Task objective. Skip all pictures, then print the remaining material exactly.

Stored data.
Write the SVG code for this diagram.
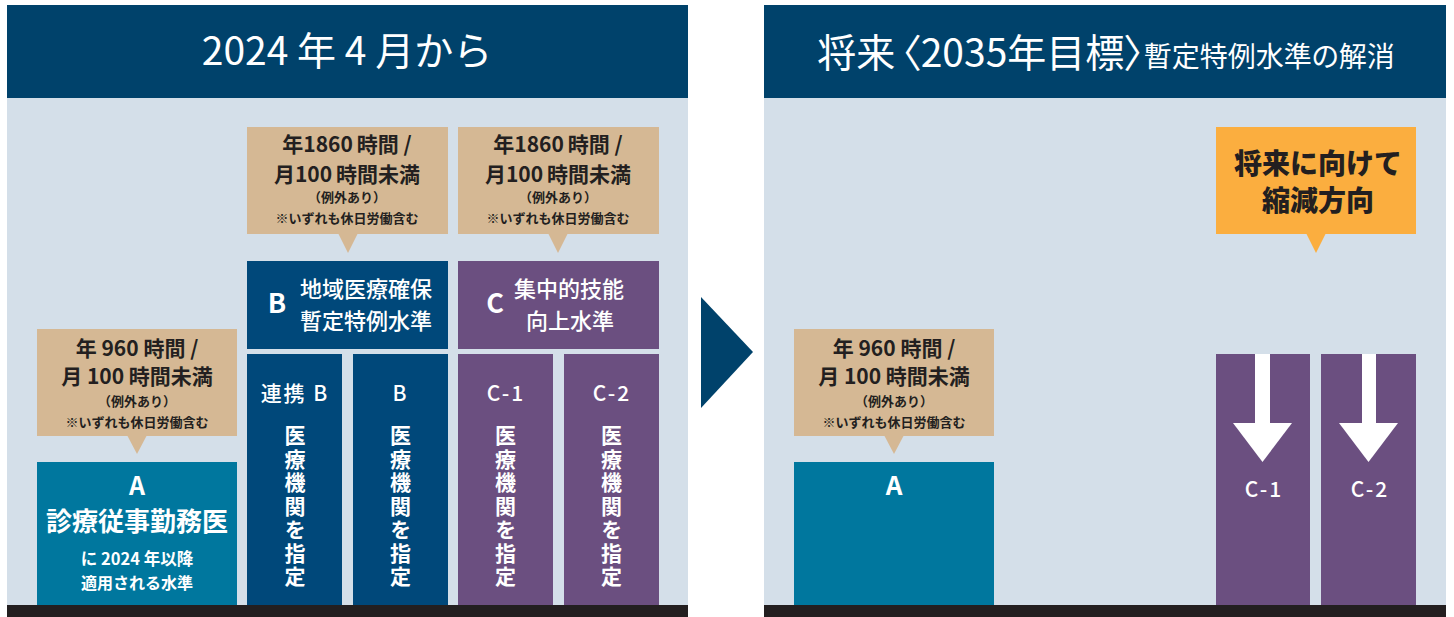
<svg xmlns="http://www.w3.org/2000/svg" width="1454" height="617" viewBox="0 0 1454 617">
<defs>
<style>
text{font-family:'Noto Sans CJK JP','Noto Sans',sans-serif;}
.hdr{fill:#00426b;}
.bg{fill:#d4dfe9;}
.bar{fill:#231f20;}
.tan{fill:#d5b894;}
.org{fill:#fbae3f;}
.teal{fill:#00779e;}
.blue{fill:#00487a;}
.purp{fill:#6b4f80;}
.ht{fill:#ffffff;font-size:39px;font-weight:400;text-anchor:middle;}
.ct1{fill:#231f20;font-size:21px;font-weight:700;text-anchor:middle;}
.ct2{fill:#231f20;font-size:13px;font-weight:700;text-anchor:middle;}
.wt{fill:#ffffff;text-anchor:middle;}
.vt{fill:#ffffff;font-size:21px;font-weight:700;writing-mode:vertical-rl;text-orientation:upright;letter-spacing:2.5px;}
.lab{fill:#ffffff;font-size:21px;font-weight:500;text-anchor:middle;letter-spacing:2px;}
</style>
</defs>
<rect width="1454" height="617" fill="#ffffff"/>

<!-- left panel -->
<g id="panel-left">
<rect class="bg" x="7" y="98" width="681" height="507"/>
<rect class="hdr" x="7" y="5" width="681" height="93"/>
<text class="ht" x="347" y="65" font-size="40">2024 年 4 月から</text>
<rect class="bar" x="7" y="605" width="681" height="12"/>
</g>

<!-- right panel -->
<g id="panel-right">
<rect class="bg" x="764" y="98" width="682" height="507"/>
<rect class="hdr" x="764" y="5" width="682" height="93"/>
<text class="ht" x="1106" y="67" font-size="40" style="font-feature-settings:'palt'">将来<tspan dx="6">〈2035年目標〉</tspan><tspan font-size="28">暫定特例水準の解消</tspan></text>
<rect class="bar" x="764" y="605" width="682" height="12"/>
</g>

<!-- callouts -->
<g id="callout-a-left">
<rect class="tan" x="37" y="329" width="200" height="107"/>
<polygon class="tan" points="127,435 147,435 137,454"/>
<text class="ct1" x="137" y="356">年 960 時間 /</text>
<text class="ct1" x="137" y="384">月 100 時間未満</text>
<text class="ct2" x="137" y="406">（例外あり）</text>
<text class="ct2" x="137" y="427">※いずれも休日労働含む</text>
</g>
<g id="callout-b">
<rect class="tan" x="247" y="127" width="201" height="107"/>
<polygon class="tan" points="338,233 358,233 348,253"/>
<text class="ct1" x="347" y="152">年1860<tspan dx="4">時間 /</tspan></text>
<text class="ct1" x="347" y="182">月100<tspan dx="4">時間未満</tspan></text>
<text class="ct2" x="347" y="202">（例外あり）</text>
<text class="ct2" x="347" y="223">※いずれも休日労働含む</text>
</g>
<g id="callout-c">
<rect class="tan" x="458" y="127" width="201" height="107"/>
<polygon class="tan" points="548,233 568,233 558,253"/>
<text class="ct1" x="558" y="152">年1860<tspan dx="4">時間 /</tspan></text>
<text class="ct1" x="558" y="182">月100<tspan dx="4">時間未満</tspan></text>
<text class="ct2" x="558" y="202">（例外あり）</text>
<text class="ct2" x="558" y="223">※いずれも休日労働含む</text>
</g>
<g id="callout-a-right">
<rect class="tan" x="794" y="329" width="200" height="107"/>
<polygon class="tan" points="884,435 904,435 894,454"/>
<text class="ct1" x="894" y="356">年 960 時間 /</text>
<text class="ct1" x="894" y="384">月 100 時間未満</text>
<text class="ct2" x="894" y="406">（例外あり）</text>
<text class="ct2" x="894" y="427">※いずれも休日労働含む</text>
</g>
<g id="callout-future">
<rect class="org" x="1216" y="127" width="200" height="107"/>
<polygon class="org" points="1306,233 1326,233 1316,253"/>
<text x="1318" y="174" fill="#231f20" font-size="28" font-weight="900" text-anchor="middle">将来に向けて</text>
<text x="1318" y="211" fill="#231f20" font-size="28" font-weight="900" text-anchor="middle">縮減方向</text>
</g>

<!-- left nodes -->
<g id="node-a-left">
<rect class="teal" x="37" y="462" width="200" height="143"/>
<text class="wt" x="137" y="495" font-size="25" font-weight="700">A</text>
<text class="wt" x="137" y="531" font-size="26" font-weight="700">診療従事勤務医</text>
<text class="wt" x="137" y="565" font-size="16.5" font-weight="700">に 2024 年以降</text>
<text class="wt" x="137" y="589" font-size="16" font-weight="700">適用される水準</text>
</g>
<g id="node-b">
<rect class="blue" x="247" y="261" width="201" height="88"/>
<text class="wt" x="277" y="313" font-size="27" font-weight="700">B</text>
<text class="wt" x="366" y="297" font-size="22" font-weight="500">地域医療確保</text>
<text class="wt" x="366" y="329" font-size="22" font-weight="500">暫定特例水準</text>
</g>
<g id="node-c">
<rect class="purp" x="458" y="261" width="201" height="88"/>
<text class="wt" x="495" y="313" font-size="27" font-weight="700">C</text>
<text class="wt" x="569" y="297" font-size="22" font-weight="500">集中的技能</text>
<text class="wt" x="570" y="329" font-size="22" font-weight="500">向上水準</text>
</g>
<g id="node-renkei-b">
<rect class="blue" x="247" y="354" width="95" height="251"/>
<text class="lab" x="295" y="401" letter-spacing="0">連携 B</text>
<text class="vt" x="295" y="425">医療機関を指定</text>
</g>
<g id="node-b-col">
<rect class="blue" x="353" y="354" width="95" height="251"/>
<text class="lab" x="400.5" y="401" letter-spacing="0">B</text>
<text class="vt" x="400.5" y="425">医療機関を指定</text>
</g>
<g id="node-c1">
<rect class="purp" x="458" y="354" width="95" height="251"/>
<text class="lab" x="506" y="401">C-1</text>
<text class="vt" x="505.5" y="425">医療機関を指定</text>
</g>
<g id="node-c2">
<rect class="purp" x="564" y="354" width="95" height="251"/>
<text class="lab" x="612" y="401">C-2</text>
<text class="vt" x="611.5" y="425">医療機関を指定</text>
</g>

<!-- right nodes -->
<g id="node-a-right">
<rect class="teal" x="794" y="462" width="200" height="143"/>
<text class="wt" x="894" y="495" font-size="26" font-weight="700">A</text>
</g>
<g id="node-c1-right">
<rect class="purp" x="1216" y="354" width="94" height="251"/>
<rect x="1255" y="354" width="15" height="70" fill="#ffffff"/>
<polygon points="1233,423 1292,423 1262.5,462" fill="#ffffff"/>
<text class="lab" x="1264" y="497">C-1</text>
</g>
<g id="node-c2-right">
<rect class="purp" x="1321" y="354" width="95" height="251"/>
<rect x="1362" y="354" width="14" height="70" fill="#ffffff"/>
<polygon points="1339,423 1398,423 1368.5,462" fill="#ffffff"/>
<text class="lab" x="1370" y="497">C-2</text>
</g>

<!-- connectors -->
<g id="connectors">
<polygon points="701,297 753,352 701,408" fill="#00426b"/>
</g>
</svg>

Complete response.
Write the SVG code for this diagram.
<svg xmlns="http://www.w3.org/2000/svg" width="1454" height="617" viewBox="0 0 1454 617">
<defs>
<style>
text{font-family:'Noto Sans CJK JP','Noto Sans',sans-serif;}
.hdr{fill:#00426b;}
.bg{fill:#d4dfe9;}
.bar{fill:#231f20;}
.tan{fill:#d5b894;}
.org{fill:#fbae3f;}
.teal{fill:#00779e;}
.blue{fill:#00487a;}
.purp{fill:#6b4f80;}
.ht{fill:#ffffff;font-size:39px;font-weight:400;text-anchor:middle;}
.ct1{fill:#231f20;font-size:21px;font-weight:700;text-anchor:middle;}
.ct2{fill:#231f20;font-size:13px;font-weight:700;text-anchor:middle;}
.wt{fill:#ffffff;text-anchor:middle;}
.vt{fill:#ffffff;font-size:21px;font-weight:700;writing-mode:vertical-rl;text-orientation:upright;letter-spacing:2.5px;}
.lab{fill:#ffffff;font-size:21px;font-weight:500;text-anchor:middle;letter-spacing:2px;}
</style>
</defs>
<rect width="1454" height="617" fill="#ffffff"/>

<!-- left panel -->
<g id="panel-left">
<rect class="bg" x="7" y="98" width="681" height="507"/>
<rect class="hdr" x="7" y="5" width="681" height="93"/>
<text class="ht" x="347" y="65" font-size="40">2024 年 4 月から</text>
<rect class="bar" x="7" y="605" width="681" height="12"/>
</g>

<!-- right panel -->
<g id="panel-right">
<rect class="bg" x="764" y="98" width="682" height="507"/>
<rect class="hdr" x="764" y="5" width="682" height="93"/>
<text class="ht" x="1106" y="67" font-size="40" style="font-feature-settings:'palt'">将来<tspan dx="6">〈2035年目標〉</tspan><tspan font-size="28">暫定特例水準の解消</tspan></text>
<rect class="bar" x="764" y="605" width="682" height="12"/>
</g>

<!-- callouts -->
<g id="callout-a-left">
<rect class="tan" x="37" y="329" width="200" height="107"/>
<polygon class="tan" points="127,435 147,435 137,454"/>
<text class="ct1" x="137" y="356">年 960 時間 /</text>
<text class="ct1" x="137" y="384">月 100 時間未満</text>
<text class="ct2" x="137" y="406">（例外あり）</text>
<text class="ct2" x="137" y="427">※いずれも休日労働含む</text>
</g>
<g id="callout-b">
<rect class="tan" x="247" y="127" width="201" height="107"/>
<polygon class="tan" points="338,233 358,233 348,253"/>
<text class="ct1" x="347" y="152">年1860<tspan dx="4">時間 /</tspan></text>
<text class="ct1" x="347" y="182">月100<tspan dx="4">時間未満</tspan></text>
<text class="ct2" x="347" y="202">（例外あり）</text>
<text class="ct2" x="347" y="223">※いずれも休日労働含む</text>
</g>
<g id="callout-c">
<rect class="tan" x="458" y="127" width="201" height="107"/>
<polygon class="tan" points="548,233 568,233 558,253"/>
<text class="ct1" x="558" y="152">年1860<tspan dx="4">時間 /</tspan></text>
<text class="ct1" x="558" y="182">月100<tspan dx="4">時間未満</tspan></text>
<text class="ct2" x="558" y="202">（例外あり）</text>
<text class="ct2" x="558" y="223">※いずれも休日労働含む</text>
</g>
<g id="callout-a-right">
<rect class="tan" x="794" y="329" width="200" height="107"/>
<polygon class="tan" points="884,435 904,435 894,454"/>
<text class="ct1" x="894" y="356">年 960 時間 /</text>
<text class="ct1" x="894" y="384">月 100 時間未満</text>
<text class="ct2" x="894" y="406">（例外あり）</text>
<text class="ct2" x="894" y="427">※いずれも休日労働含む</text>
</g>
<g id="callout-future">
<rect class="org" x="1216" y="127" width="200" height="107"/>
<polygon class="org" points="1306,233 1326,233 1316,253"/>
<text x="1318" y="174" fill="#231f20" font-size="28" font-weight="900" text-anchor="middle">将来に向けて</text>
<text x="1318" y="211" fill="#231f20" font-size="28" font-weight="900" text-anchor="middle">縮減方向</text>
</g>

<!-- left nodes -->
<g id="node-a-left">
<rect class="teal" x="37" y="462" width="200" height="143"/>
<text class="wt" x="137" y="495" font-size="25" font-weight="700">A</text>
<text class="wt" x="137" y="531" font-size="26" font-weight="700">診療従事勤務医</text>
<text class="wt" x="137" y="565" font-size="16.5" font-weight="700">に 2024 年以降</text>
<text class="wt" x="137" y="589" font-size="16" font-weight="700">適用される水準</text>
</g>
<g id="node-b">
<rect class="blue" x="247" y="261" width="201" height="88"/>
<text class="wt" x="277" y="313" font-size="27" font-weight="700">B</text>
<text class="wt" x="366" y="297" font-size="22" font-weight="500">地域医療確保</text>
<text class="wt" x="366" y="329" font-size="22" font-weight="500">暫定特例水準</text>
</g>
<g id="node-c">
<rect class="purp" x="458" y="261" width="201" height="88"/>
<text class="wt" x="495" y="313" font-size="27" font-weight="700">C</text>
<text class="wt" x="569" y="297" font-size="22" font-weight="500">集中的技能</text>
<text class="wt" x="570" y="329" font-size="22" font-weight="500">向上水準</text>
</g>
<g id="node-renkei-b">
<rect class="blue" x="247" y="354" width="95" height="251"/>
<text class="lab" x="295" y="401" letter-spacing="0">連携 B</text>
<text class="vt" x="295" y="425">医療機関を指定</text>
</g>
<g id="node-b-col">
<rect class="blue" x="353" y="354" width="95" height="251"/>
<text class="lab" x="400.5" y="401" letter-spacing="0">B</text>
<text class="vt" x="400.5" y="425">医療機関を指定</text>
</g>
<g id="node-c1">
<rect class="purp" x="458" y="354" width="95" height="251"/>
<text class="lab" x="506" y="401">C-1</text>
<text class="vt" x="505.5" y="425">医療機関を指定</text>
</g>
<g id="node-c2">
<rect class="purp" x="564" y="354" width="95" height="251"/>
<text class="lab" x="612" y="401">C-2</text>
<text class="vt" x="611.5" y="425">医療機関を指定</text>
</g>

<!-- right nodes -->
<g id="node-a-right">
<rect class="teal" x="794" y="462" width="200" height="143"/>
<text class="wt" x="894" y="495" font-size="26" font-weight="700">A</text>
</g>
<g id="node-c1-right">
<rect class="purp" x="1216" y="354" width="94" height="251"/>
<rect x="1255" y="354" width="15" height="70" fill="#ffffff"/>
<polygon points="1233,423 1292,423 1262.5,462" fill="#ffffff"/>
<text class="lab" x="1264" y="497">C-1</text>
</g>
<g id="node-c2-right">
<rect class="purp" x="1321" y="354" width="95" height="251"/>
<rect x="1362" y="354" width="14" height="70" fill="#ffffff"/>
<polygon points="1339,423 1398,423 1368.5,462" fill="#ffffff"/>
<text class="lab" x="1370" y="497">C-2</text>
</g>

<!-- connectors -->
<g id="connectors">
<polygon points="701,297 753,352 701,408" fill="#00426b"/>
</g>
</svg>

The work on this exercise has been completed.